AI Article Synopsis

  • Excessive glutamate after traumatic brain injury (TBI) can lead to cell death and post-traumatic epilepsy, with GLT-1 being the primary glutamate transporter in the brain.
  • In a rat model of TBI, GLT-1 expression was found to be significantly reduced in the affected cortex, but treatment with ceftriaxone restored GLT-1 levels.
  • Ceftriaxone treatment also lowered astrogliosis markers and significantly decreased the duration of post-traumatic seizures, indicating its potential for TBI-related epilepsy management.

Article Abstract

Excessive extracellular glutamate after traumatic brain injury (TBI) contributes to excitotoxic cell death and likely to post-traumatic epilepsy.
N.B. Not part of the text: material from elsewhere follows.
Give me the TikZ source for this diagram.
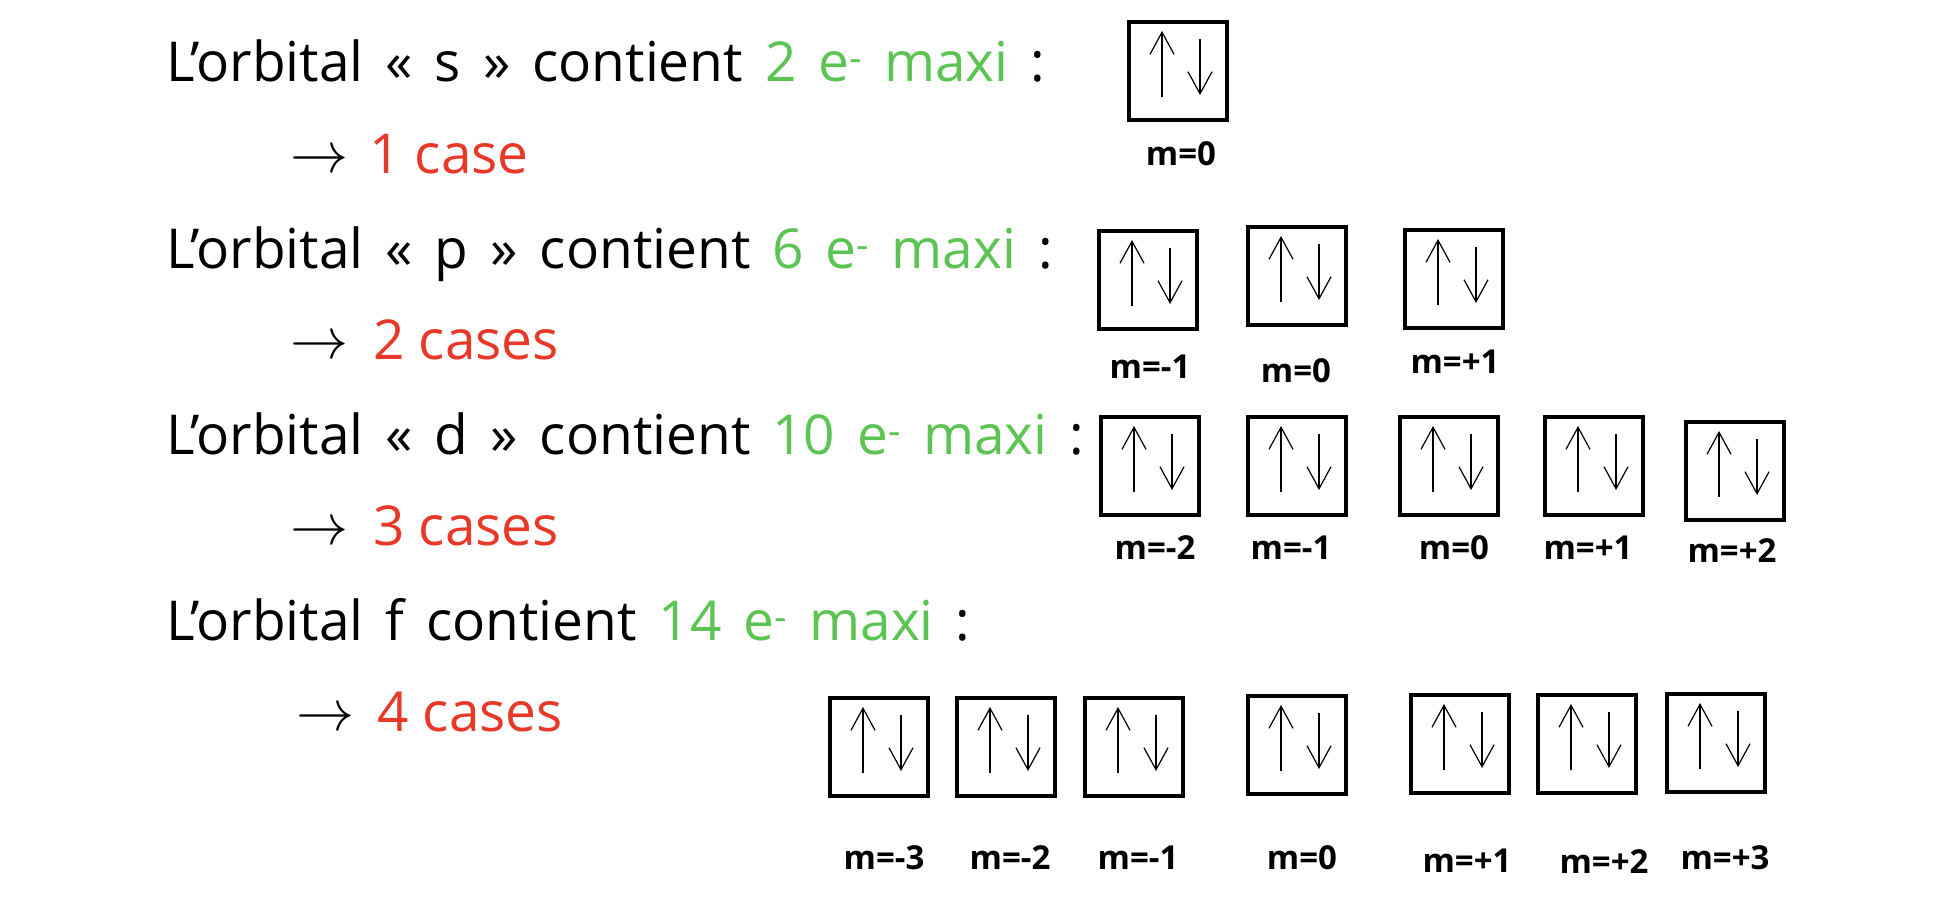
\documentclass[tikz,border=0pt]{standalone}
\usepackage{fontspec}
\setmainfont{Open Sans}
\usetikzlibrary{arrows.meta}
\definecolor{vert}{RGB}{92,196,83}
\definecolor{rouge}{RGB}{232,56,40}
\newcommand{\txtfont}{\fontsize{55}{66}\selectfont\setlength{\spaceskip}{0.4em}}
\tikzset{
  txt/.style={anchor=base west, inner sep=0pt, font=\txtfont},
  red/.style={anchor=base west, inner sep=0pt, text=rouge, font=\fontsize{55}{66}\selectfont},
  arr/.style={anchor=base west, inner sep=0pt},
  mlab/.style={font=\bfseries\fontsize{33}{38}\selectfont, inner sep=0pt},
  spin/.style={line width=1.2pt, -{Straight Barb[length=22pt,width=24pt,line width=1.2pt]}},
  boxst/.style={draw, line width=4.5pt, minimum size=98pt, inner sep=0pt},
  orb/.pic={
    \node[boxst] (-box) at (0,0) {};
    \draw[spin] (-16,26) -- (-16,-40);
    \draw[spin] (22,-32) -- (22,24);
  }
}
\newcommand{\bigarr}{\scalebox{5.8}{$\rightarrow$}}
\begin{document}
\begin{tikzpicture}[x=1pt,y=-1pt]
\fill[white] (0,0) rectangle (1950,918);
\useasboundingbox (0,0) rectangle (1950,918);
% texts
\node[txt] (l1) at (166,81) {L’orbital « s » contient \textcolor{vert}{2 e\textsuperscript{-} maxi} :};
\node[arr] (a2) at (290,172) {\bigarr};
\node[red] (l2) at (369,173) {1 case};
\node[txt] (l3) at (166,268) {L’orbital « p » contient \textcolor{vert}{6 e\textsuperscript{-} maxi} :};
\node[arr] (a4) at (290,358) {\bigarr};
\node[red] (l4) at (373,359) {2 cases};
\node[txt] (l5) at (166,454) {L’orbital « d » contient \textcolor{vert}{10 e\textsuperscript{-} maxi} :};
\node[arr] (a6) at (290,544) {\bigarr};
\node[red] (l6) at (373,545) {3 cases};
\node[txt] (l7) at (166,640) {L’orbital f contient \textcolor{vert}{14 e\textsuperscript{-} maxi} :};
\node[arr] (a8) at (296,730) {\bigarr};
\node[red] (l8) at (377,731) {4 cases};
% s
\pic (s0) at (1178,71) {orb};
\node[mlab] (ls0) at (1181,154) {m=0};
% p
\pic (p1) at (1148,280) {orb};
\pic (p2) at (1297,276) {orb};
\pic (p3) at (1454,279) {orb};
\node[mlab] (lp1) at (1150,367) {m=-1};
\node[mlab] (lp2) at (1296,371) {m=0};
\node[mlab] (lp3) at (1455,362) {m=+1};
% d
\pic (d1) at (1150,466) {orb};
\pic (d2) at (1297,466) {orb};
\pic (d3) at (1449,466) {orb};
\pic (d4) at (1594,466) {orb};
\pic (d5) at (1735,471) {orb};
\node[mlab] (ld1) at (1155,548) {m=-2};
\node[mlab] (ld2) at (1291,548) {m=-1};
\node[mlab] (ld3) at (1454,548) {m=0};
\node[mlab] (ld4) at (1588,548) {m=+1};
\node[mlab] (ld5) at (1732,551) {m=+2};
% f
\pic (f1) at (879,747) {orb};
\pic (f2) at (1006,747) {orb};
\pic (f3) at (1134,747) {orb};
\pic (f4) at (1297,745) {orb};
\pic (f5) at (1460,744) {orb};
\pic (f6) at (1587,744) {orb};
\pic (f7) at (1716,743) {orb};
\node[mlab] (lf1) at (884,858) {m=-3};
\node[mlab] (lf2) at (1010,858) {m=-2};
\node[mlab] (lf3) at (1138,858) {m=-1};
\node[mlab] (lf4) at (1302,858) {m=0};
\node[mlab] (lf5) at (1467,861) {m=+1};
\node[mlab] (lf6) at (1604,862) {m=+2};
\node[mlab] (lf7) at (1725,858) {m=+3};
\end{tikzpicture}
\end{document}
Glutamate transport is the only known mechanism of extracellular glutamate clearance, and glutamate transporter 1 (GLT-1) is the major glutamate transporter of the mammalian brain. We tested, by immunoblot, in the rat lateral fluid percussion injury TBI model whether GLT-1 expression is depressed in the cortex after TBI, and whether GLT-1 expression after TBI is restored after treatment with ceftriaxone, a well-tolerated β-lactam antibiotic previously shown to enhance GLT-1 expression in noninjured animals. We then tested whether treatment with ceftriaxone mitigates the associated regional astrogliosis, as reflected by glial fibrillary acid protein (GFAP) expression, and also whether ceftriaxone treatment mitigates the severity of post-traumatic epilepsy. We found that 7 days after TBI, GLT-1 expression in the ipsilesional cortex was reduced by 29% (n=7/group; p<0.01), relative to the contralesional cortex. However, the loss of GLT-1 expression was reversed by treatment with ceftriaxone (200 mg/kg, daily, intraperitoneally). We found that ceftriaxone treatment also decreased the level of regional GFAP expression by 43% in the lesioned cortex, relative to control treatment with saline (n=7 per group; p<0.05), and, 12 weeks after injury, reduced cumulative post-traumatic seizure duration (n=6 rats in the ceftriaxone treatment group and n=5 rats in the saline control group; p<0.001). We cautiously conclude that our data suggest a potential role for ceftriaxone in treatment of epileptogenic TBI.